Odgers Select recently worked with Phones 4u to find the retailer associate sales directors. John Welsh, retail operations director at Phones 4u, appreciated of the extra value the firm added to traditional recruitment.
“Quickly understanding the role brief and the culture of our business, the candidates we have met were all very capable. We were provided with sound and accurate assessments, and of the 13 candidates we interviewed through Odgers, we have appointed six of them,” he says.
"Coupled with this, the quality of process and candidate management has provided real added value. We have been kept regularly updated with progress and we didn’t lose any candidates through the offer management stages. We were well advised”.
We suggest that if a client has asked for person X, they might be better served by considering candidate Y or Z.” Hawkins says.
In addition, he has some words of advice for HR professionals using search firms.
“The way HR [practitioners] can help themselves is by ensuring they create healthy relationships with their supplier. In some businesses, the supplier will have a relationship with a PA rather than a decision-maker, which is not the healthiest way for the relationship to be successful.”
Scrope adds: “With more complex channels, it’s getting more and more difficult for companies to access a big enough candidate pool. Credible selection companies will always be able to access better candidates, so trusted companies will provide more and more value.”

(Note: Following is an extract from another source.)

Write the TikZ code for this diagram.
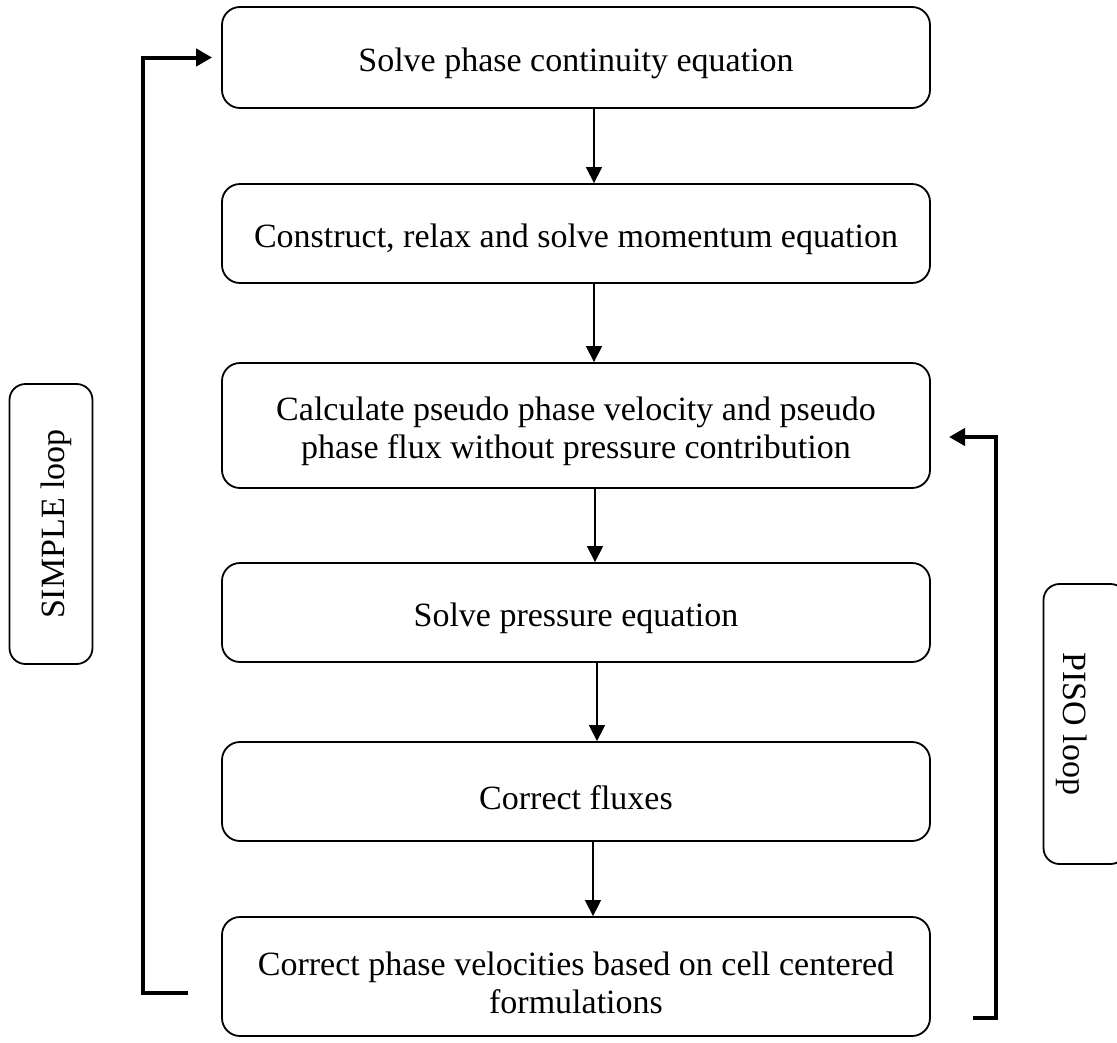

The main reason for the growing market is that search firms are being called in for ever lower-value jobs as the skills shortages bite.
Hawkins says: “We work across the board, from six-figure salaries to temporary HR administrators on three-month contracts. Headhunting is being seen more at a lower level.”
Perhaps Sellwood sums it up best, when she says: “Talent management is becoming increasingly important because there are lots of jobs and not enough candidates. And search and select companies have an increasing role in talent management.”